OTEANDO
Estado, política y perdón
Mi deseo al escribir este artículo fuera que en nuestro país estuvieran dadas las condiciones para un gobierno de unidad nacional. Siempre ha gravitado sobre mi cabeza esa idea intocada por político alguno (al menos con la conciencia plena de sus implicaciones). Ha sido repetida, sí, en una miríada de oportunidades por “líderes” y “políticos”, en un ejercicio vano de aquello que pretenden es su profesión, pero no tan sinceramente como luce o tan inteligentemente como se espera.
Quizá nuestras democracias liberales no ofrezcan una decidida vocación para tales propuestas, habida cuenta de que facilitan la alternancia periódica en el ejercicio del poder y, por ende, sucede lo contrario que en las dictaduras y los autoritarismos, en los cuales el hastío del pueblo facilita el espacio para que, quien obtenga el poder después de un gobierno insoportable, se sienta tentado a probar un poco la capacidad de perdón de un pueblo que, de tanto sufrir, ha asumido -como decía Vargas Vila- que “el odio hiere, el amor da vida y la indiferencia mata” y que, tal vez, de la historia, es más productiva la comprensión que la interpretación.
Por lo tanto, semejante propuesta reclamaría apartarse de toda suerte de geometría política, ofrecer uno su concurso para asumir cierta forma de epojé, es decir, una suspensión de todo lo que conocemos para, subsecuentemente, pasar a un estado de reflexión descontaminado que nos permita a la vez ganar confiados adeptos a dicha idea.

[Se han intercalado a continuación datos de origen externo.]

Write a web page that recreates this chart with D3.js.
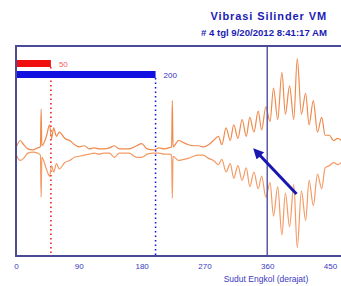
<!DOCTYPE html>
<html>
<head>
<meta charset="utf-8">
<script src="https://cdn.jsdelivr.net/npm/d3@7"></script>
<style>
  body { margin: 0; background: #fff; }
  text { font-family: "Liberation Sans", Arial, sans-serif; }
</style>
</head>
<body>
<div id="chart"></div>
<script>

// crank angle (deg) of each sample
let angles = [
    0, 6, 11, 17, 24, 31, 35, 36, 37, 44,
    48, 51, 54, 58, 62, 70, 77, 84, 91, 98,
    105, 112, 119, 126, 134, 141, 148, 162, 173, 180,
    188, 197, 205, 212, 219, 223, 224, 225, 233, 240,
    247, 254, 261, 268, 276, 283, 290, 295, 301, 307,
    312, 318, 324, 330, 335, 341, 347, 352, 358, 364,
    369, 375, 381, 386, 392, 398, 403, 409, 415, 420,
    426, 432, 438, 443, 449, 455, 461, 469
];

// upper trace (above zero)
let upperTrace = [
    3, 10, 6, 2, 1, 3, 4, 40, 5, 15,
    25, 12, 22, 14, 18, 12, 10, 6, 4, 5,
    2, 3, 2, 2, 3, 5, 2, 2, 5, 7,
    2, 1, 3, 2, 3, 4, 48, 4, 10, 8,
    6, 5, 5, 4, 6, 10, 14, 6, 22, 10,
    25, 12, 30, 14, 32, 18, 38, 20, 42, 28,
    60, 30, 75, 35, 62, 30, 88, 35, 55, 25,
    48, 18, 32, 15, 15, 10, 12, 8
];

// lower trace (below zero, stored as magnitude)
let lowerTrace = [
    3, 9, 7, 2, 1, 2, 4, 44, 6, 18,
    24, 14, 20, 12, 17, 11, 9, 6, 5, 4,
    3, 2, 3, 2, 2, 6, 2, 2, 6, 6,
    3, 2, 2, 3, 3, 4, 45, 5, 9, 8,
    7, 5, 4, 4, 7, 9, 13, 8, 20, 12,
    26, 14, 28, 16, 34, 20, 36, 24, 44, 30,
    62, 34, 80, 40, 72, 32, 92, 38, 66, 28,
    52, 22, 36, 16, 14, 11, 13, 9
];

let xTicks = [0, 90, 180, 270, 360, 450];
let markerValues = [50, 200];
let markerColors = ["#f01010", "#1010e0"];
let tdcAngle = 360;

let titleLines = ["Vibrasi Silinder VM", "# 4 tgl 9/20/2012 8:41:17 AM"];

let width = 341, height = 286;

let svg = d3.select("#chart").append("svg")
    .attr("width", width)
    .attr("height", height);

let plot = { left: 16, top: 46, bottom: 256, right: 344 };

let x = d3.scaleLinear().domain([0, 470]).range([plot.left, plot.right]);
let y = d3.scaleLinear().domain([-100, 100]).range([plot.bottom, plot.top]);

// title
svg.selectAll(".title")
    .data(titleLines)
    .enter().append("text")
    .attr("class", "title")
    .attr("x", 327)
    .attr("y", (d, i) => 20 + i * 16)
    .attr("text-anchor", "end")
    .attr("font-size", (d, i) => i === 0 ? "11px" : "9.6px")
    .attr("letter-spacing", (d, i) => i === 0 ? "0.9px" : "0px")
    .attr("font-weight", "bold")
    .attr("fill", "#1c1cb4")
    .text(d => d);

// marker dotted lines
svg.selectAll(".marker")
    .data(markerValues)
    .enter().append("line")
    .attr("x1", d => x(d)).attr("x2", d => x(d))
    .attr("y1", (d, i) => 67 + i * 11)
    .attr("y2", plot.bottom)
    .attr("stroke", (d, i) => markerColors[i])
    .attr("stroke-width", 1.5)
    .attr("stroke-dasharray", "1.5,3");

// marker bars
svg.selectAll(".bar")
    .data(markerValues)
    .enter().append("rect")
    .attr("x", x(0))
    .attr("y", (d, i) => 60 + i * 11)
    .attr("width", d => x(d) - x(0))
    .attr("height", 7)
    .attr("fill", (d, i) => markerColors[i]);

svg.selectAll(".barLabel")
    .data(markerValues)
    .enter().append("text")
    .attr("x", d => x(d) + 8)
    .attr("y", (d, i) => 67 + i * 11)
    .attr("font-size", "8px")
    .attr("fill", (d, i) => i === 0 ? "#f06060" : "#3030c0")
    .text(d => d);

// vibration traces
let upperLine = d3.line()
    .x((d, i) => x(angles[i]))
    .y(d => y(d))
    .curve(d3.curveMonotoneX);

let lowerLine = d3.line()
    .x((d, i) => x(angles[i]))
    .y(d => y(-d))
    .curve(d3.curveMonotoneX);

svg.append("path")
    .datum(upperTrace)
    .attr("d", upperLine)
    .attr("fill", "none")
    .attr("stroke", "#f08a4c")
    .attr("stroke-width", 1.2);

svg.append("path")
    .datum(lowerTrace)
    .attr("d", lowerLine)
    .attr("fill", "none")
    .attr("stroke", "#f59a64")
    .attr("stroke-width", 1.2);

// TDC line at 360
svg.append("line")
    .attr("x1", x(tdcAngle)).attr("x2", x(tdcAngle))
    .attr("y1", plot.top).attr("y2", plot.bottom)
    .attr("stroke", "#5a5aa6")
    .attr("stroke-width", 1.5);

// frame
svg.append("rect")
    .attr("x", plot.left)
    .attr("y", plot.top)
    .attr("width", plot.right - plot.left)
    .attr("height", plot.bottom - plot.top)
    .attr("fill", "none")
    .attr("stroke", "#4a4a96")
    .attr("stroke-width", 2);

// arrow
svg.append("defs").append("marker")
    .attr("id", "head")
    .attr("viewBox", "0 0 10 10")
    .attr("refX", 5).attr("refY", 5)
    .attr("markerWidth", 3.5).attr("markerHeight", 3.5)
    .attr("orient", "auto")
    .append("path")
    .attr("d", "M0,0L10,5L0,10Z")
    .attr("fill", "#1818b0");

svg.append("line")
    .attr("x1", x(402)).attr("y1", y(-41))
    .attr("x2", x(345)).attr("y2", y(-1))
    .attr("stroke", "#1818b0")
    .attr("stroke-width", 3)
    .attr("marker-end", "url(#head)");

// x axis
let xAxis = d3.axisBottom(x).tickValues(xTicks).tickSize(0).tickPadding(7);
let gx = svg.append("g")
    .attr("transform", "translate(0," + plot.bottom + ")")
    .call(xAxis);
gx.select(".domain").remove();
gx.selectAll("text")
    .attr("font-size", "8px")
    .attr("font-family", "Liberation Sans, Arial, sans-serif")
    .attr("fill", "#3a3ac0");

svg.append("text")
    .attr("x", 266)
    .attr("y", 282)
    .attr("text-anchor", "middle")
    .attr("font-size", "8.5px")
    .attr("fill", "#3a3ac0")
    .text("Sudut Engkol (derajat)");

</script>
</body>
</html>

Un ejemplo histórico de similar logro lo constituyó la República de Sudáfrica y su líder Nelson Mandela: fue condenado a cadena perpetua y, después de toda la presión internacional que hubo para lograr la democracia en ese país, fue puesto en libertad y, previo acuerdo con su verdugo, se postuló a la presidencia llevándolo como vicepresidente. Mandela ganó y consiguió algo mayor, convenció a su pueblo de que la venganza es una actitud propia de enanos y de que la grandeza personal y política reside en la capacidad de perdonar.
Pero Mandela murió y Mujica, que pudiera ser su digno sucesor en su aptitud para la reconciliación, declara que se siente próximo al hoyo y se lamenta de que el tiempo por vivir no le alcance para llevar ese mensaje por los confines del mundo y apenas si se consuela con que alguien se interese en tomar su antorcha. ¿Quién se atreve?